It's the sort of thing that can almost pass for background noise these days: over the past week, a number of publications tentatively declared, based on a UN report from the Libyan civil war, that killer robots may have hunted down humans autonomously for the first time. As one headline put it: "The Age of Autonomous Killer Robots May Already Be Here."
But is it? As you might guess, it's a hard question to answer.

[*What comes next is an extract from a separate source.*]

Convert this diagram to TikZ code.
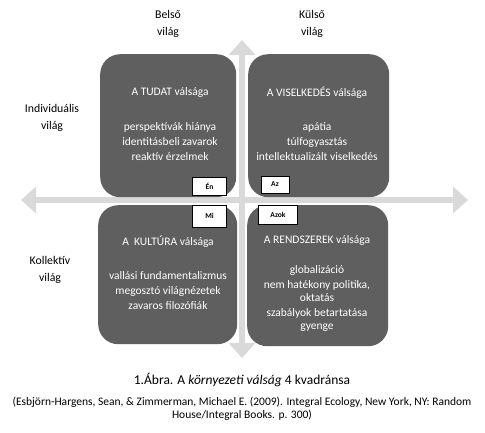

The new coverage has sparked a debate among experts that goes to the heart of our problems confronting the rise of autonomous robots in war. Some said the stories were wrongheaded and sensational, while others suggested there was a nugget of truth to the discussion. Diving into the topic doesn't reveal that the world quietly experienced the opening salvos of the Terminator timeline in 2020. But it does point to a more prosaic and perhaps much more depressing truth: that no one can agree on what a killer robot is, and if we wait for this to happen, their presence in war will have long been normalized.

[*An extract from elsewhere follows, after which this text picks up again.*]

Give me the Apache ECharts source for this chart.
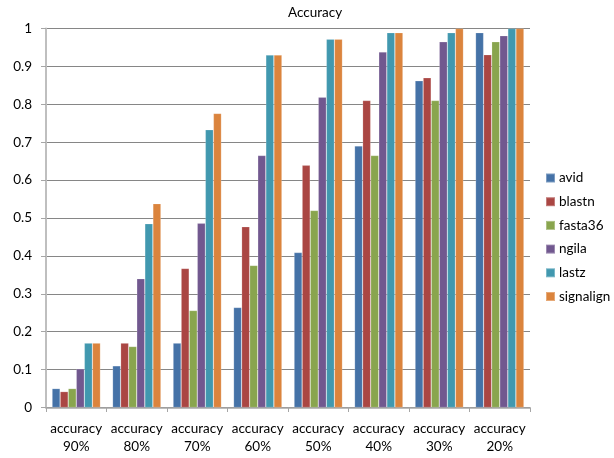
<!DOCTYPE html>
<html>
<head>
<meta charset="utf-8">
<script src="https://cdn.jsdelivr.net/npm/echarts@6/dist/echarts.min.js"></script>
<style>
  html, body { margin: 0; padding: 0; background: #fff; }
  #chart { width: 614px; height: 458px; }
</style>
</head>
<body>
<div id="chart"></div>
<script>
// Identity thresholds along the category axis
const categories = ['accuracy\n90%', 'accuracy\n80%', 'accuracy\n70%', 'accuracy\n60%',
                    'accuracy\n50%', 'accuracy\n40%', 'accuracy\n30%', 'accuracy\n20%'];

// Accuracy of each aligner at each threshold
const avid      = [0.050, 0.110, 0.170, 0.264, 0.409, 0.690, 0.862, 0.989];
const blastn    = [0.042, 0.170, 0.367, 0.477, 0.639, 0.810, 0.870, 0.931];
const fasta36   = [0.050, 0.161, 0.256, 0.375, 0.520, 0.665, 0.810, 0.965];
const ngila     = [0.102, 0.340, 0.486, 0.665, 0.819, 0.938, 0.965, 0.981];
const lastz     = [0.170, 0.485, 0.733, 0.930, 0.972, 0.989, 0.989, 1.000];
const signalign = [0.170, 0.538, 0.776, 0.930, 0.972, 0.989, 1.000, 1.000];

// Value-axis tick labels
const yTickLabels = ['0', '0.1', '0.2', '0.3', '0.4', '0.5', '0.6', '0.7', '0.8', '0.9', '1'];

const seriesDefs = [
  { name: 'avid',      data: avid,      color: '#4572A7' },
  { name: 'blastn',    data: blastn,    color: '#AA4643' },
  { name: 'fasta36',   data: fasta36,   color: '#89A54E' },
  { name: 'ngila',     data: ngila,     color: '#71588F' },
  { name: 'lastz',     data: lastz,     color: '#4198AF' },
  { name: 'signalign', data: signalign, color: '#DB843D' }
];

const FONT = 'Lato, "Liberation Sans", sans-serif';

const chart = echarts.init(document.getElementById('chart'), null, { renderer: 'canvas' });

chart.setOption({
  animation: false,
  backgroundColor: '#ffffff',
  textStyle: { fontFamily: FONT },
  title: {
    text: 'Accuracy',
    left: 288,
    top: 6,
    padding: 0,
    textStyle: { fontFamily: FONT, fontSize: 13.5, fontWeight: 'normal', color: '#000' }
  },
  legend: {
    orient: 'vertical',
    left: 545,
    top: 170,
    padding: 0,
    itemWidth: 9,
    itemHeight: 9,
    itemGap: 7.7,
    icon: 'rect',
    textStyle: { fontFamily: FONT, fontSize: 13.5, color: '#000', lineHeight: 16, padding: [0, 0, 0, -1] },
    data: seriesDefs.map(s => s.name)
  },
  grid: { left: 46, right: 84, top: 28.5, bottom: 50.5, containLabel: false },
  xAxis: {
    type: 'category',
    data: categories,
    axisLine: { lineStyle: { color: '#A6A6A6', width: 1.5 } },
    axisTick: { show: true, length: 4.5, lineStyle: { color: '#A6A6A6', width: 1 } },
    axisLabel: {
      interval: 0,
      margin: 11.5,
      fontFamily: FONT,
      fontSize: 13.5,
      lineHeight: 18.5,
      color: '#000'
    },
    splitLine: { show: false }
  },
  yAxis: {
    type: 'value',
    min: 0,
    max: 1,
    interval: 0.1,
    axisLine: { show: true, lineStyle: { color: '#BFBFBF', width: 2 } },
    axisTick: { show: true, length: 5, lineStyle: { color: '#A6A6A6', width: 1 } },
    axisLabel: {
      margin: 14,
      fontFamily: FONT,
      fontSize: 13.5,
      color: '#000',
      formatter: (v) => yTickLabels[Math.round(v * 10)]
    },
    splitLine: { show: true, lineStyle: { color: '#868686', width: 1 } }
  },
  series: seriesDefs.map(s => ({
    name: s.name,
    type: 'bar',
    data: s.data,
    barGap: '0%',
    barCategoryGap: '20%',
    itemStyle: {
      color: s.color,
      borderColor: 'rgba(255,255,255,0.3)',
      borderWidth: 0.6
    },
    emphasis: { disabled: true }
  }))
});
</script>
</body>
</html>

It's cheery stuff, isn't it? It'll take your mind off the global pandemic at least. Let's jump in:
WHAT'S THE ACTUAL NEWS HERE?
The source of all these stories is a 548-page report from the United Nations Security Council that details the tail end of the Second Libyan Civil War, covering a period from October 2019 to January 2021. The report was published in March, and you can read it in full here. To save you time: it is an extremely thorough account of an extremely complex conflict, detailing various troop movements, weapon transfers, raids and skirmishes that took place among the war's various factions, both foreign and domestic.